Tylko co? Przez głowę przeszła mi myśl że moze to być sen, ale powtarzałem sobie że jest to niemożliwe przecież zrobiłem TR...
Dziewczyna zabrała w ekspresowym tempie reklamówkę z blatu kuchennego i założyła mi na głowę usiłując mnie udusić, obraz zanikł..
Znowu obudziłem się w tym samym domu i w tym samym łóżku. Usłyszałem gdzieś w kuchni ledwo działająca lampę na suficie (taką jak w szkolach i biurach) chyba mówi się na nie świetlówki.
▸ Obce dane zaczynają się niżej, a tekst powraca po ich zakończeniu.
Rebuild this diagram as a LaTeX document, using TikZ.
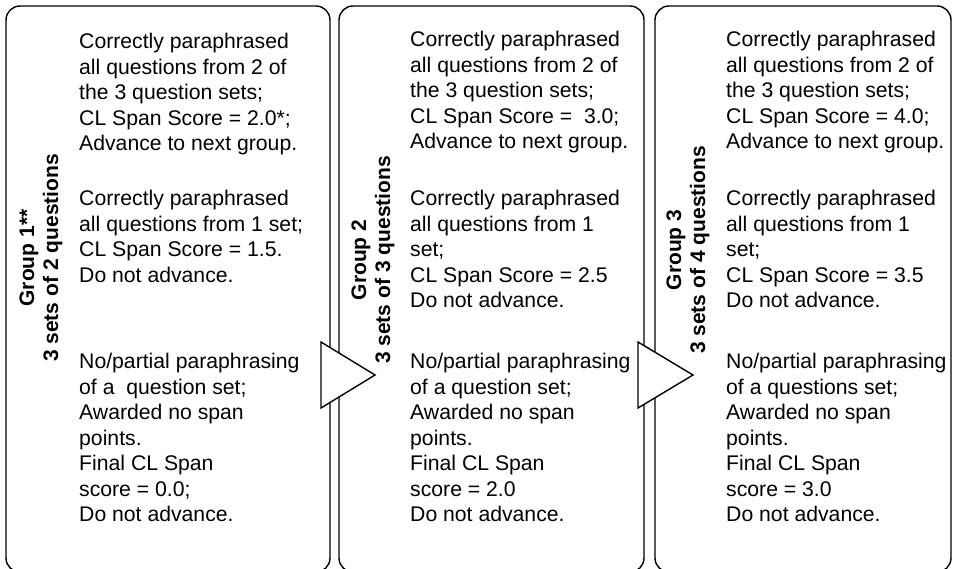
\documentclass[tikz,border=0pt]{standalone}
\usepackage{fontspec}
\setmainfont{Liberation Sans}
\begin{document}
\begin{tikzpicture}[x=1pt,y=-1pt,
  panel/.style={draw,line width=1.4pt,rounded corners=14pt,inner sep=0pt,minimum height=566pt},
  blurb/.style={anchor=north west,inner sep=0pt,align=left,font=\fontsize{21.2}{25.5}\selectfont},
  grouplabel/.style={rotate=90,inner sep=0pt,align=center,font=\fontsize{21}{24}\selectfont\bfseries},
  pointer/.style={draw,line width=1.4pt,fill=white,line join=miter}]
\useasboundingbox (0,0) rectangle (957,569);
\clip (0,0) rectangle (957,569);

% the three group panels
\node[panel,minimum width=324pt] (p1) at (168,289) {};
\node[panel,minimum width=305pt] (p2) at (491.5,289) {};
\node[panel,minimum width=296pt] (p3) at (803,289) {};

% arrows leading from one group to the next
\coordinate (a1) at (375,375);
\coordinate (a2) at (693,375);
\draw[pointer] (321,342) -- (a1) -- (321,408) -- cycle;
\draw[pointer] (638,342) -- (a2) -- (638,408) -- cycle;

% group titles
\node[grouplabel] (g1) at (41,258) {Group 1**\\3 sets of 2 questions};
\node[grouplabel] (g2) at (373,260) {Group 2\\3 sets of 3 questions};
\node[grouplabel] (g3) at (688,250) {Group 3\\3 sets of 4 questions};

% group 1 outcomes
\node[blurb] (t11) at (79,33) {Correctly paraphrased\\all questions from 2 of\\the 3 question sets;\\CL Span Score = 2.0*;\\Advance to next group.};
\node[blurb] (t12) at (79,190) {Correctly paraphrased\\all questions from 1 set;\\CL Span Score = 1.5.\\Do not advance.};
\node[blurb] (t13) at (79,353) {No/partial paraphrasing\\of a\ \ question set;\\Awarded no span\\points.\\Final CL Span\\score = 0.0;\\Do not advance.};

% group 2 outcomes
\node[blurb] (t21) at (410,31) {Correctly paraphrased\\all questions from 2 of\\the 3 question sets;\\CL Span Score =\ \ 3.0;\\Advance to next group.};
\node[blurb] (t22) at (410,190) {Correctly paraphrased\\all questions from 1\\set;\\CL Span Score = 2.5\\Do not advance.};
\node[blurb] (t23) at (410,353) {No/partial paraphrasing\\of a question set;\\Awarded no span\\points.\\Final CL Span\\score = 2.0\\Do not advance.};

% group 3 outcomes
\node[blurb] (t31) at (726,31) {Correctly paraphrased\\all questions from 2 of\\the 3 question sets;\\CL Span Score = 4.0;\\Advance to next group.};
\node[blurb] (t32) at (726,190) {Correctly paraphrased\\all questions from 1\\set;\\CL Span Score = 3.5\\Do not advance.};
\node[blurb] (t33) at (726,353) {No/partial paraphrasing\\of a questions set;\\Awarded no span\\points.\\Final CL Span\\score = 3.0\\Do not advance.};
\end{tikzpicture}
\end{document}
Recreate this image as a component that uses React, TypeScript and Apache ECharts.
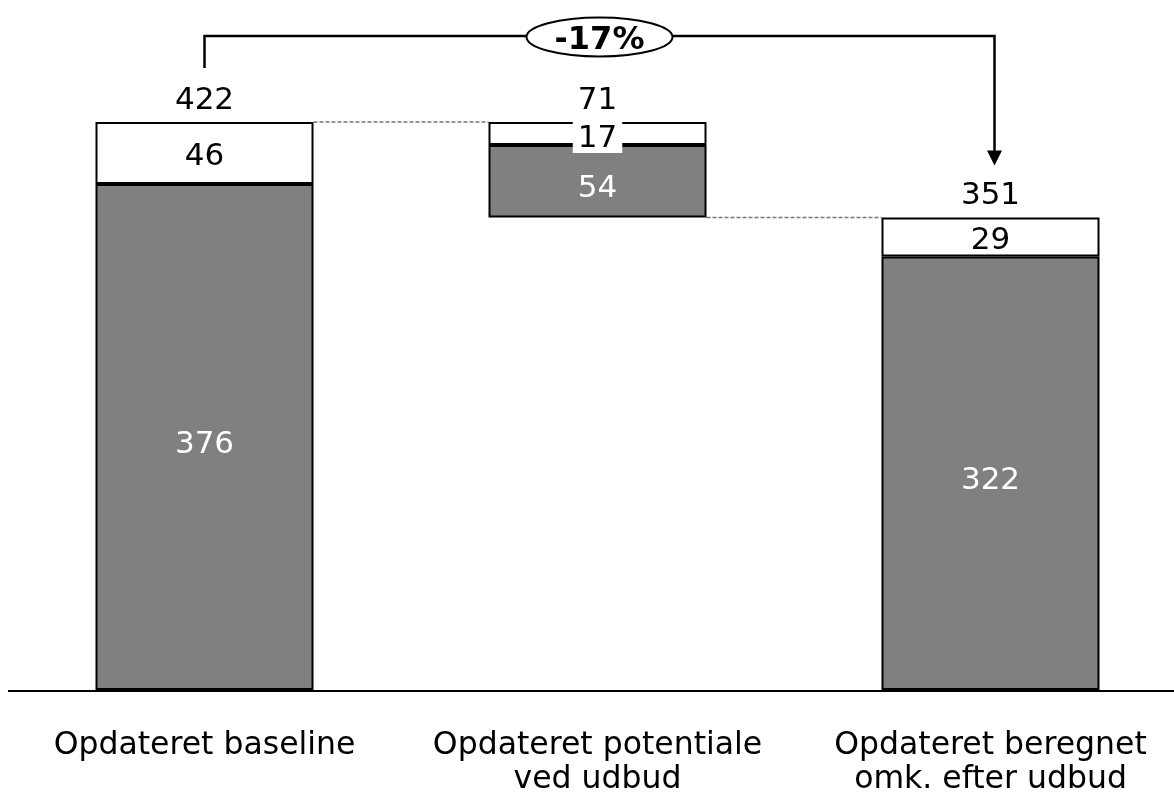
import React, { useEffect, useRef } from 'react';
import * as echarts from 'echarts';

const categories = ['Opdateret baseline', 'Opdateret potentiale\nved udbud', 'Opdateret beregnet\nomk. efter udbud'];
const baseValues = [0, 351, 0];
const coreValues = [376, 54, 322];
const topValues = [46, 17, 29];
const totalLabels = [422, 71, 351];
const changeLabel = '-17%';

const FONT = 'DejaVu Sans';
const NUM_SIZE = 31;

export default function App() {
  const ref = useRef<HTMLDivElement>(null);
  useEffect(() => {
    if (!ref.current) return;
    const chart = echarts.init(ref.current, undefined, { renderer: 'svg' });
    const barWidth = 218;
    chart.setOption({
      animation: false,
      grid: { left: 8, top: 122, width: 1179, height: 568, containLabel: false, outerBoundsMode: 'none' },
      xAxis: {
        type: 'category',
        data: categories,
        axisLine: { show: false },
        axisTick: { show: false },
        axisLabel: { interval: 0, color: '#000', fontFamily: FONT, fontSize: 31.5, lineHeight: 34, margin: 36 },
      },
      yAxis: { type: 'value', min: 0, max: 422, show: false, splitLine: { show: false } },
      series: [
        {
          type: 'bar', stack: 'w', data: baseValues, barWidth,
          itemStyle: { color: 'transparent' }, silent: true,
        },
        {
          type: 'bar', stack: 'w', data: coreValues, barWidth,
          itemStyle: { color: '#808080', borderColor: '#000', borderWidth: 2 },
          label: { show: true, position: 'inside', color: '#fff', fontFamily: FONT, fontSize: NUM_SIZE, offset: [0, 5] },
        },
        {
          type: 'bar', stack: 'w', barWidth,
          data: topValues.map((v, i) => i === 1 ? {
            value: v,
            label: { backgroundColor: '#fff', padding: [1, 5, 1, 5], offset: [0, 3] },
          } : v),
          itemStyle: { color: '#fff', borderColor: '#000', borderWidth: 2 },
          label: { show: true, position: 'inside', color: '#000', fontFamily: FONT, fontSize: NUM_SIZE, offset: [0, 1] },
        },
        {
          type: 'bar', stack: 'w', barWidth, data: totalLabels.map(() => 0),
          itemStyle: { color: 'transparent', borderWidth: 0 }, silent: true,
          label: {
            show: true, position: 'top', distance: 9, color: '#000', fontFamily: FONT, fontSize: NUM_SIZE,
            formatter: (p: any) => String(totalLabels[p.dataIndex]),
          },
        },
      ],
    });
    const px = (i: number, v: number) => chart.convertToPixel({ xAxisIndex: 0, yAxisIndex: 0 }, [i, v]) as number[];
    const a = px(0, baseValues[0] + coreValues[0] + topValues[0]);
    const b = px(1, baseValues[1] + coreValues[1] + topValues[1]);
    const bLow = px(1, baseValues[1]);
    const c = px(2, baseValues[2] + coreValues[2] + topValues[2]);
    const zero = px(0, 0);
    const half = barWidth / 2;
    const topY = 36;
    const arrowX = c[0] + 4;
    const tipY = c[1] - 52;
    chart.setOption({
      graphic: [
        { type: 'line', shape: { x1: 8, y1: zero[1] + 1, x2: 1174, y2: zero[1] + 1 }, style: { stroke: '#000', lineWidth: 2 } },
        { type: 'line', shape: { x1: a[0] + half, y1: a[1], x2: b[0] - half, y2: b[1] }, style: { stroke: '#777', lineWidth: 1.5, lineDash: [4, 2] } },
        { type: 'line', shape: { x1: bLow[0] + half, y1: bLow[1], x2: c[0] - half, y2: c[1] }, style: { stroke: '#777', lineWidth: 1.5, lineDash: [4, 2] } },
        { type: 'polyline', shape: { points: [[a[0], a[1] - 54], [a[0], topY], [arrowX, topY], [arrowX, tipY - 14]] }, style: { stroke: '#000', lineWidth: 2.5, fill: null } },
        { type: 'polygon', shape: { points: [[arrowX - 7.5, tipY - 15], [arrowX + 7.5, tipY - 15], [arrowX, tipY]] }, style: { fill: '#000' } },
        { type: 'ellipse', shape: { cx: b[0] + 2, cy: 37, rx: 73, ry: 19.5 }, style: { fill: '#fff', stroke: '#000', lineWidth: 2 } },
        { type: 'text', x: b[0] + 2, y: 38, style: { text: changeLabel, fontFamily: FONT, fontSize: 32, fontWeight: 'bold', fill: '#000', align: 'center', verticalAlign: 'middle' } },
      ],
    });
    return () => chart.dispose();
  }, []);
  return <div ref={ref} style={{ position: 'fixed', left: 0, top: 0, width: 1174, height: 796, overflow: 'hidden' }} />;
}
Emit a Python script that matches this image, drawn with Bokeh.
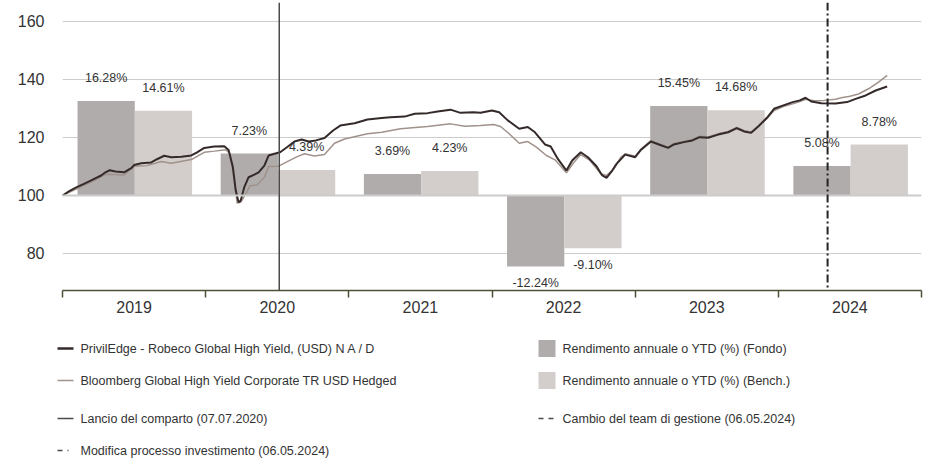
from bokeh.plotting import figure
from bokeh.layouts import column
from bokeh.models import FixedTicker, Range1d, Span
from bokeh.core.properties import value
from bokeh.embed import file_html
from bokeh.resources import INLINE

# ---------------- data ----------------
years = [2019, 2020, 2021, 2022, 2023, 2024]
year_labels = ["2019", "2020", "2021", "2022", "2023", "2024"]
fund_ret = [16.28, 7.23, 3.69, -12.24, 15.45, 5.08]
bench_ret = [14.61, 4.39, 4.23, -9.10, 14.68, 8.78]

fund_t = [2019.00, 2019.05, 2019.10, 2019.15, 2019.20, 2019.27, 2019.30, 2019.33, 2019.37, 2019.43,
          2019.48, 2019.50, 2019.55, 2019.62, 2019.66, 2019.71, 2019.76, 2019.83, 2019.90, 2019.94,
          2019.99, 2020.06, 2020.13, 2020.16, 2020.19, 2020.21, 2020.23, 2020.245, 2020.27, 2020.30,
          2020.34, 2020.37, 2020.41, 2020.44, 2020.48, 2020.52, 2020.57, 2020.62, 2020.67, 2020.72,
          2020.77, 2020.83, 2020.89, 2020.94, 2021.04, 2021.13, 2021.23, 2021.29, 2021.39, 2021.46,
          2021.55, 2021.62, 2021.71, 2021.78, 2021.87, 2021.92, 2022.00, 2022.05, 2022.11, 2022.19,
          2022.25, 2022.30, 2022.37, 2022.41, 2022.46, 2022.52, 2022.56, 2022.62, 2022.67, 2022.73,
          2022.77, 2022.80, 2022.84, 2022.87, 2022.93, 2023.00, 2023.04, 2023.11, 2023.17, 2023.23,
          2023.27, 2023.34, 2023.40, 2023.45, 2023.51, 2023.58, 2023.65, 2023.71, 2023.76, 2023.81,
          2023.86, 2023.92, 2023.97, 2024.03, 2024.10, 2024.15, 2024.19, 2024.23, 2024.30, 2024.40,
          2024.48, 2024.54, 2024.61, 2024.68, 2024.76]
fund_v = [100.0, 101.6, 102.9, 104.0, 105.2, 106.9, 108.0, 108.7, 108.3, 108.0,
          109.4, 110.5, 111.1, 111.4, 112.5, 113.7, 113.2, 113.4, 113.8, 114.9,
          116.4, 116.9, 117.0, 115.7, 109.8, 101.7, 97.7, 98.3, 102.9, 106.3,
          107.2, 108.0, 110.3, 113.8, 114.4, 114.9, 116.7, 118.6, 119.3, 118.6,
          119.0, 119.8, 122.4, 124.1, 124.9, 126.2, 126.7, 127.0, 127.2, 128.2,
          128.4, 129.0, 129.6, 128.5, 128.7, 128.5, 129.3, 128.7, 125.9, 123.0,
          123.6, 121.8, 117.6, 116.9, 112.6, 108.6, 112.1, 114.9, 113.2, 110.1,
          106.9, 106.1, 108.6, 110.9, 114.1, 113.2, 115.7, 118.6, 117.5, 116.4,
          117.6, 118.4, 119.0, 120.1, 119.9, 121.0, 121.8, 123.2, 122.1, 121.6,
          123.8, 126.8, 129.9, 131.0, 132.2, 132.8, 133.7, 132.4, 131.8, 131.7,
          132.2, 133.3, 134.5, 136.2, 137.6]

bench_t = [2019.00, 2019.05, 2019.10, 2019.15, 2019.20, 2019.30, 2019.36, 2019.43, 2019.50, 2019.59,
           2019.69, 2019.76, 2019.90, 2019.99, 2020.06, 2020.14, 2020.17, 2020.20, 2020.22, 2020.245,
           2020.28, 2020.31, 2020.36, 2020.41, 2020.44, 2020.51, 2020.57, 2020.64, 2020.69, 2020.76,
           2020.83, 2020.90, 2020.97, 2021.13, 2021.23, 2021.36, 2021.55, 2021.71, 2021.81, 2021.92,
           2022.01, 2022.06, 2022.12, 2022.19, 2022.25, 2022.31, 2022.38, 2022.44, 2022.52, 2022.57,
           2022.62, 2022.68, 2022.76, 2022.80, 2022.85, 2022.90, 2022.93, 2023.00, 2023.04, 2023.11,
           2023.17, 2023.23, 2023.27, 2023.34, 2023.40, 2023.45, 2023.51, 2023.58, 2023.65, 2023.71,
           2023.76, 2023.81, 2023.86, 2023.92, 2023.97, 2024.03, 2024.10, 2024.15, 2024.19, 2024.25,
           2024.32, 2024.40, 2024.44, 2024.50, 2024.56, 2024.63, 2024.70, 2024.76]
bench_v = [100.0, 101.2, 102.3, 103.5, 104.6, 107.3, 107.2, 107.1, 110.1, 110.3,
           111.7, 111.1, 112.4, 114.9, 115.3, 115.8, 114.4, 105.2, 97.4, 97.7,
           100.6, 103.4, 103.7, 106.3, 110.0, 110.1, 111.7, 113.4, 114.4, 113.6,
           114.1, 118.0, 119.5, 121.3, 121.8, 123.0, 123.8, 124.7, 123.9, 124.1,
           124.5, 123.8, 121.3, 118.0, 118.6, 116.7, 113.8, 112.3, 107.8, 111.3,
           114.1, 112.3, 107.5, 106.9, 109.2, 113.2, 114.4, 113.5, 116.0, 118.9,
           117.8, 116.7, 117.9, 118.7, 119.3, 120.4, 120.2, 121.3, 122.1, 123.5,
           122.4, 121.9, 124.0, 126.5, 129.3, 130.6, 131.6, 132.4, 133.2, 132.7,
           132.8, 133.2, 133.7, 134.2, 135.0, 136.8, 139.1, 141.4]

launch_date = 2020.514      # 07.07.2020
change_date = 2024.344      # 06.05.2024
y_ticks = [80, 100, 120, 140, 160]

# ---------------- styles ----------------
FONT = "'Liberation Sans', Arial, sans-serif"
TXT = "#333333"
FUND_LINE = "#352a2a"
BENCH_LINE = "#a0928a"
FUND_BAR = "#b0acab"
BENCH_BAR = "#d3cecb"
GRID = "#cccccc"
AXIS = "#4f4f38"

p = figure(frame_width=859, frame_height=288, output_backend="svg", toolbar_location=None,
           x_range=Range1d(2019, 2025), y_range=Range1d(67.24, 166.55),
           min_border_left=62, min_border_right=5, min_border_top=2, min_border_bottom=40)
p.outline_line_color = None
p.background_fill_color = "white"

# axes
p.xaxis.ticker = FixedTicker(ticks=[y + 0.5 for y in years], minor_ticks=years + [2025])
p.xaxis.major_label_overrides = {y + 0.5: lab for y, lab in zip(years, year_labels)}
p.xaxis.major_tick_line_color = None
p.xaxis.major_tick_out = 0
p.xaxis.major_tick_in = 0
p.xaxis.minor_tick_line_color = AXIS
p.xaxis.minor_tick_line_width = 1.5
p.xaxis.minor_tick_out = 7
p.xaxis.minor_tick_in = 0
p.xaxis.axis_line_color = AXIS
p.xaxis.axis_line_width = 1.5
p.xaxis.major_label_standoff = 3
p.xaxis.major_label_text_font = FONT
p.xaxis.major_label_text_font_size = "16px"
p.xaxis.major_label_text_color = TXT

p.yaxis.ticker = FixedTicker(ticks=y_ticks)
p.yaxis.axis_line_color = None
p.yaxis.major_tick_line_color = None
p.yaxis.minor_tick_line_color = None
p.yaxis.major_tick_out = 0
p.yaxis.major_label_standoff = 18
p.yaxis.major_label_text_font = FONT
p.yaxis.major_label_text_font_size = "16px"
p.yaxis.major_label_text_color = TXT

p.xgrid.grid_line_color = None
p.ygrid.ticker = FixedTicker(ticks=y_ticks)
p.ygrid.grid_line_color = GRID
p.ygrid.grid_line_width = 1

# bars (scaled: 1% return = 2 index points around the 100 base)
fund_x = [y + 0.305 for y in years]
bench_x = [y + 0.705 for y in years]
fund_top = [100 + 2 * r for r in fund_ret]
bench_top = [100 + 2 * r for r in bench_ret]
p.vbar(x=fund_x, width=0.40, bottom=100, top=fund_top, fill_color=FUND_BAR, line_color=None)
p.vbar(x=bench_x, width=0.40, bottom=100, top=bench_top, fill_color=BENCH_BAR, line_color=None)

p.add_layout(Span(location=100, dimension="width", line_color=GRID, line_width=2))

# bar labels
for xs, tops, rets in ((fund_x, fund_top, fund_ret), (bench_x, bench_top, bench_ret)):
    pos = [i for i, r in enumerate(rets) if r >= 0]
    neg = [i for i, r in enumerate(rets) if r < 0]
    p.text(x=[xs[i] for i in pos], y=[tops[i] for i in pos],
           text=["%.2f%%" % rets[i] for i in pos], y_offset=-23,
           text_align="center", text_baseline="middle", text_font=value(FONT),
           text_font_size="12.5px", text_color=TXT)
    p.text(x=[xs[i] for i in neg], y=[tops[i] for i in neg],
           text=["%.2f%%" % rets[i] for i in neg], y_offset=17,
           text_align="center", text_baseline="middle", text_font=value(FONT),
           text_font_size="12.5px", text_color=TXT)

# performance lines
p.line(bench_t, bench_v, line_color=BENCH_LINE, line_width=1.5)
p.line(fund_t, fund_v, line_color=FUND_LINE, line_width=2)

# event lines
p.add_layout(Span(location=launch_date, dimension="height", line_color="#4a4a4a", line_width=1.5))
p.add_layout(Span(location=change_date, dimension="height", line_color="#222222", line_width=2,
                  line_dash="8 3 2 3"))

# ---------------- legend (separate figure; its frame is aligned with the chart frame) ----------------
lg = figure(width=926, height=130, output_backend="svg", toolbar_location=None,
            x_range=Range1d(62, 921), y_range=Range1d(130, 0),
            x_axis_type=None, y_axis_type=None,
            min_border_left=62, min_border_right=5, min_border_top=0, min_border_bottom=0)
lg.outline_line_color = None
lg.grid.visible = False

left_labels = ["PrivilEdge - Robeco Global High Yield, (USD) N A / D",
               "Bloomberg Global High Yield Corporate TR USD Hedged",
               "Lancio del comparto (07.07.2020)",
               "Modifica processo investimento (06.05.2024)"]
right_labels = ["Rendimento annuale o YTD (%) (Fondo)",
                "Rendimento annuale o YTD (%) (Bench.)",
                "Cambio del team di gestione (06.05.2024)"]
rows = [18, 50, 88, 120]

# symbols left of the aligned frame: render at overlay level so they are not clipped
lg.segment(x0=57, y0=rows[0], x1=73, y1=rows[0], line_color=FUND_LINE, line_width=2.5, level="overlay")
lg.segment(x0=57, y0=rows[1], x1=73, y1=rows[1], line_color=BENCH_LINE, line_width=1.5, level="overlay")
lg.segment(x0=57, y0=rows[2], x1=73, y1=rows[2], line_color="#4a4a4a", line_width=1.5, level="overlay")
lg.segment(x0=57, y0=rows[3], x1=69, y1=rows[3], line_color="#4a4a4a", line_width=1.5,
           line_dash="5 5 1 5", level="overlay")
lg.text(x=[80] * 4, y=rows, text=left_labels, text_align="left", text_baseline="middle",
        text_font=value(FONT), text_font_size="12.5px", text_color=TXT)

lg.rect(x=[546.5, 546.5], y=rows[:2], width=17, height=17, fill_color=[FUND_BAR, BENCH_BAR],
        line_color=None)
lg.segment(x0=538, y0=rows[2], x1=553, y1=rows[2], line_color="#4a4a4a", line_width=1.5,
           line_dash="5 5")
lg.text(x=[562] * 3, y=rows[:3], text=right_labels, text_align="left", text_baseline="middle",
        text_font=value(FONT), text_font_size="12.5px", text_color=TXT)

layout = column(p, lg, spacing=0)
open("out.html", "w").write(file_html(layout, INLINE))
Swiatło nie mogło do końca zaskoczyć przez co dawało efekt niepełnej luminacji, niczym z horroru. Obraz zanikł. Znowu się obudziłem w tym samym miejscu. I znowu.I znowu. Ciągle trwały w najlepsze tzwn "fałszywe przebudzenia" a ja dopiero za którymś razem zajarzyłem że to już chyba dosłownie 50raz" Miałem dość. Wyleciałem z mieszkania aby pochodzic po mieście. Pogoda zrobiła się o niebo lepsza, świeciło słońce. Idąc chodnikiem w stronę marketu natknąłem się na dresiarza, który trzymał papierosa w ustach i klął na partie rządząca. Szczególnie wiele razy obrażał Jarosława K. Prócz szluga w ustach, prowadził również wózek dziecięcy i pocieszał się myślą że chociaż ma to "500+".
Poszedlem dalej obserwując rozmaite grafitti na budynkach, które się przybierały to coraz nowsze formy ilekroć na nie spojrzałem. W swojej ręce trzymałem słownik wyrazów obcych i sprawdziłem czy można je przetłumaczyć siłą umysłu na język angielski. Tam dało się. Gdy już doszedłem pod market przywitałem się z jakimś gościem, który grał obok wózków na jednorękim bandycie. I zastanawiałem się kiedy to LD się wreszcie skończy bo to się zaczynało robić już powoli niepokajace. Jeszcze tam posiedziałem chwilę, po czym mnie wyrzuciło że snu.
To było naprawdę niesamowite a ja byłem wówczas bardzo zafascynowany tym stanem.
Po obudzeniu, czułem się jak bym tam spędził co najmniej 20 godzin a okazało się że spałem od 7:00 do 8 z hakiem.
Jak później opowiadałem sen kuzynowi, to sprawiałem wrażenie tak spokojnego jak bym był właśnie na haju albo latami praktykował medytacje z mnichami.
Uwielbiam śnić o kosmosie i wszystkim co z nim związane. Kocham być świadomym podczas snu i wierze że zostanę w tym dobry.